Corporate Governance

Conflict of Interest Policy

Realizing possible conflicts of interests, the Board of Directors issues the guidelines as a part of the Code of Ethical Business for all management and employees so that they can avoid possible conflicts of interests between themselves and the Company. In addition, the guidelines also aim to avoid possible conflicts of interest with shareholders when dealing with trade partners and other parties.

Moreover, the Board of Directors determines the transactions that may cause conflicts of interests or connected transactions and appropriately review them in the board meetings.  The Board of Directors clearly determines the policies and the guidelines, as well as approval procedure in accordance with the Stock Exchange of Thailand’s regulations. For instance, a person who has conflicts of interest or is a connected party shall inform the Company of his/her relationship or connection with such transactions and shall not take part in considering such transaction. This also means he/she has no power to approve such transaction. In addition, pricing and conditions of the connected transactions shall be approved after consideration in the same manner as normal business practices done with third parties.

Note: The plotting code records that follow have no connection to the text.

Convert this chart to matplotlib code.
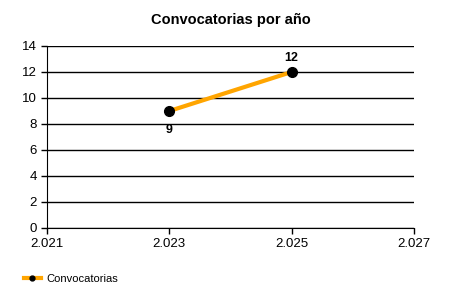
import matplotlib.pyplot as plt
from matplotlib.ticker import FixedLocator, FuncFormatter

plt.rcParams['font.family'] = ['Liberation Sans', 'DejaVu Sans']

# Datos
years = [2.023, 2.025]
counts = [9, 12]
x_ticks = [2.021, 2.023, 2.025, 2.027]
y_ticks = [0, 2, 4, 6, 8, 10, 12, 14]

fig = plt.figure(figsize=(4.5, 3), dpi=100)
ax = fig.add_axes([0.1044, 0.24, 0.8156, 0.6067])

ax.plot(years, counts, color='#FFA500', linewidth=3, marker='o',
        markersize=7, markerfacecolor='black', markeredgecolor='black',
        label='Convocatorias', zorder=3)

for x, y, off in zip(years, counts, [-14, 10]):
    ax.annotate(str(y), (x, y), textcoords='offset points', xytext=(0, off),
                ha='center', va='center', fontsize=9, fontweight='bold')

ax.set_xlim(2.021, 2.027)
ax.set_ylim(0, 14)
ax.xaxis.set_major_locator(FixedLocator(x_ticks))
ax.yaxis.set_major_locator(FixedLocator(y_ticks))
ax.xaxis.set_major_formatter(FuncFormatter(lambda v, p: f"{v:.3f}"))
ax.yaxis.grid(True, color='black', linewidth=1)
ax.set_axisbelow(True)
ax.tick_params(direction='out', length=4, width=1, labelsize=9.5, colors='black')
for s in ['top', 'right']:
    ax.spines[s].set_visible(False)

ax.set_title('Convocatorias por año', fontsize=10.5, fontweight='bold', pad=16)

fig.legend(loc='lower left', bbox_to_anchor=(0.03, 0.02), frameon=False,
           fontsize=8, handlelength=1.6, handletextpad=0.5, markerscale=0.5)

fig.savefig('out.png', dpi=100, facecolor='white')
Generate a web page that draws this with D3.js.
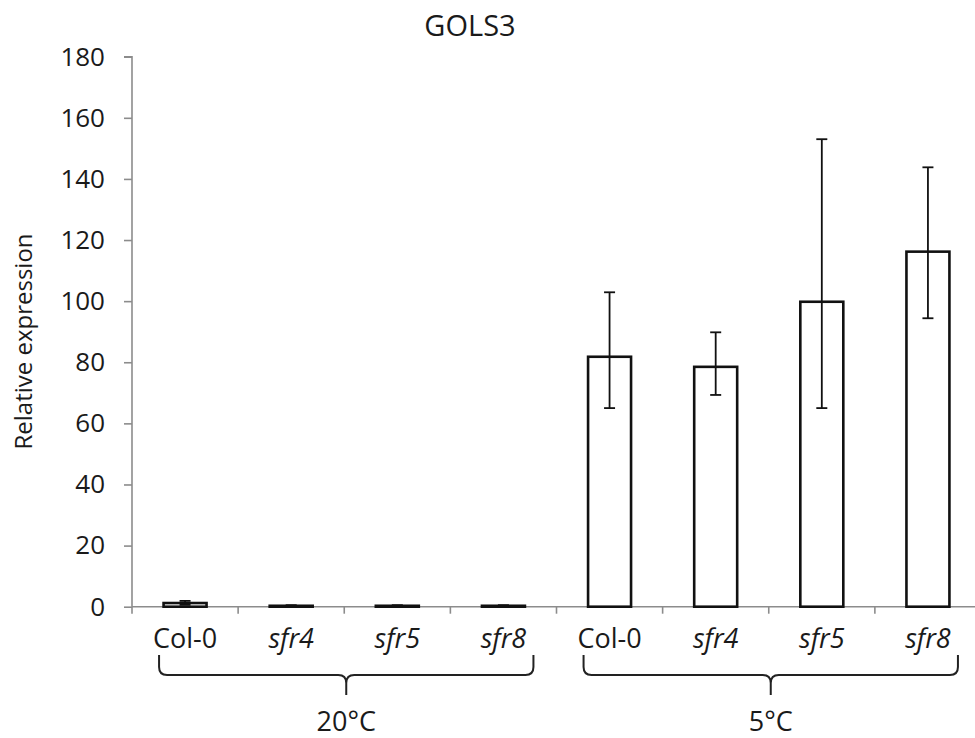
<!DOCTYPE html>
<html>
<head>
<meta charset="utf-8">
<script src="https://cdn.jsdelivr.net/npm/d3@7"></script>
<style>
  html, body { margin: 0; padding: 0; background: #fff; }
  svg { display: block; font-family: "Open Sans", sans-serif; }
</style>
</head>
<body>
<svg id="chart" width="975" height="738"></svg>
<script>
const categories = ["Col-0", "sfr4", "sfr5", "sfr8", "Col-0", "sfr4", "sfr5", "sfr8"];
const italicCat = [false, true, true, true, false, true, true, true];
const values = [1.2, 0.3, 0.3, 0.3, 81.8, 78.5, 99.8, 116.2];
const errLow = [0.6, 0.1, 0.1, 0.1, 65.0, 69.3, 65.0, 94.4];
const errHigh = [1.9, 0.5, 0.5, 0.5, 102.9, 89.8, 153.0, 143.8];
const groups = ["20°C", "5°C"];
const groupStart = [0, 4];
const groupEnd = [3, 7];
const yTicks = [0, 20, 40, 60, 80, 100, 120, 140, 160, 180];
const title = "GOLS3";
const yLabel = "Relative expression";

const svg = d3.select("#chart");
const x0 = 132, x1 = 981, yTop = 56.7, yBot = 606.7;
const x = d3.scaleBand().domain(d3.range(categories.length)).range([x0, x1]).paddingInner(0).paddingOuter(0);
const y = d3.scaleLinear().domain([0, 180]).range([yBot, yTop]);
const barW = x.bandwidth() * 0.405;

// y axis
const yAxis = d3.axisLeft(y).tickValues(yTicks).tickSize(8).tickPadding(19);
const gy = svg.append("g").attr("transform", `translate(${x0},0)`).call(yAxis);
gy.select(".domain").attr("stroke", "#8c8c8c").attr("stroke-width", 1.6).attr("d", `M-8,${yTop}H0V${yBot}`);
gy.selectAll(".tick line").attr("stroke", "#8c8c8c").attr("stroke-width", 1.6);
gy.selectAll(".tick text").attr("font-size", 26).attr("fill", "#1a1a1a").attr("font-family", "Open Sans, sans-serif");

// x axis line and ticks at band boundaries
svg.append("line").attr("x1", x0).attr("x2", 975).attr("y1", yBot).attr("y2", yBot)
  .attr("stroke", "#8c8c8c").attr("stroke-width", 1.6);
const boundaries = d3.range(categories.length + 1).map(i => i < categories.length ? x(i) : x(i - 1) + x.bandwidth());
svg.selectAll(".xt").data(boundaries.filter(b => b <= 975)).join("line")
  .attr("x1", d => d).attr("x2", d => d).attr("y1", yBot).attr("y2", yBot + 7)
  .attr("stroke", "#8c8c8c").attr("stroke-width", 1.6);

// bars
svg.selectAll(".bar").data(values).join("rect")
  .attr("x", (d, i) => x(i) + x.bandwidth() / 2 - barW / 2)
  .attr("width", barW)
  .attr("y", d => y(d))
  .attr("height", d => yBot - y(d))
  .attr("fill", "#fff").attr("stroke", "#111").attr("stroke-width", 2.6);

// error bars
const capW = 11;
const eg = svg.selectAll(".err").data(values).join("g");
eg.append("line")
  .attr("x1", (d, i) => x(i) + x.bandwidth() / 2).attr("x2", (d, i) => x(i) + x.bandwidth() / 2)
  .attr("y1", (d, i) => y(errLow[i])).attr("y2", (d, i) => y(errHigh[i]))
  .attr("stroke", "#111").attr("stroke-width", 1.8);
eg.append("line")
  .attr("x1", (d, i) => x(i) + x.bandwidth() / 2 - capW / 2).attr("x2", (d, i) => x(i) + x.bandwidth() / 2 + capW / 2)
  .attr("y1", (d, i) => y(errHigh[i])).attr("y2", (d, i) => y(errHigh[i]))
  .attr("stroke", "#111").attr("stroke-width", 1.8);
eg.append("line")
  .attr("x1", (d, i) => x(i) + x.bandwidth() / 2 - capW / 2).attr("x2", (d, i) => x(i) + x.bandwidth() / 2 + capW / 2)
  .attr("y1", (d, i) => y(errLow[i])).attr("y2", (d, i) => y(errLow[i]))
  .attr("stroke", "#111").attr("stroke-width", 1.8);

// category labels
svg.selectAll(".cat").data(categories).join("text")
  .attr("x", (d, i) => x(i) + x.bandwidth() / 2)
  .attr("y", 648)
  .attr("text-anchor", "middle")
  .attr("font-size", 27)
  .attr("font-style", (d, i) => italicCat[i] ? "italic" : "normal")
  .attr("fill", "#1a1a1a")
  .text(d => d);

// braces
groups.forEach((g, k) => {
  const left = x(groupStart[k]) + x.bandwidth() / 2 - 26;
  const right = x(groupEnd[k]) + x.bandwidth() / 2 + 30;
  const mid = (left + right) / 2;
  const top = 655, hy = 675, bot = 695, r = 8;
  const p = d3.path();
  p.moveTo(left, top);
  p.lineTo(left, hy - r);
  p.quadraticCurveTo(left, hy, left + r, hy);
  p.lineTo(mid - r, hy);
  p.quadraticCurveTo(mid, hy, mid, hy + r);
  p.lineTo(mid, bot);
  p.moveTo(mid, hy + r);
  p.quadraticCurveTo(mid, hy, mid + r, hy);
  p.lineTo(right - r, hy);
  p.quadraticCurveTo(right, hy, right, hy - r);
  p.lineTo(right, top);
  svg.append("path").attr("d", p.toString()).attr("fill", "none").attr("stroke", "#222").attr("stroke-width", 2);
  svg.append("text").attr("x", mid).attr("y", 731).attr("text-anchor", "middle")
    .attr("font-size", 27).attr("fill", "#1a1a1a").text(g);
});

// title
svg.append("text").attr("x", 470).attr("y", 36).attr("text-anchor", "middle")
  .attr("font-size", 29).attr("fill", "#1a1a1a").text(title);

// y label
svg.append("text").attr("transform", `translate(32,${(230 + 453) / 2}) rotate(-90)`)
  .attr("text-anchor", "middle").attr("font-size", 24).attr("fill", "#1a1a1a").text(yLabel);
</script>
</body>
</html>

In case the Audit Committee possesses no expertise in considering certain transactions that may lead to conflicts of interest, the Company shall seek independent opinions about such transactions from the internal auditor, or an independent expert, or the Company’s authorized auditor. Such independent opinions shall be taken into account before decision making of either the Board of Directors or the shareholders, whatever the case may be.

All connected transactions are disclosed in the Company’s annual report based on the 56-1 One Report as well as the Company’s financial statements.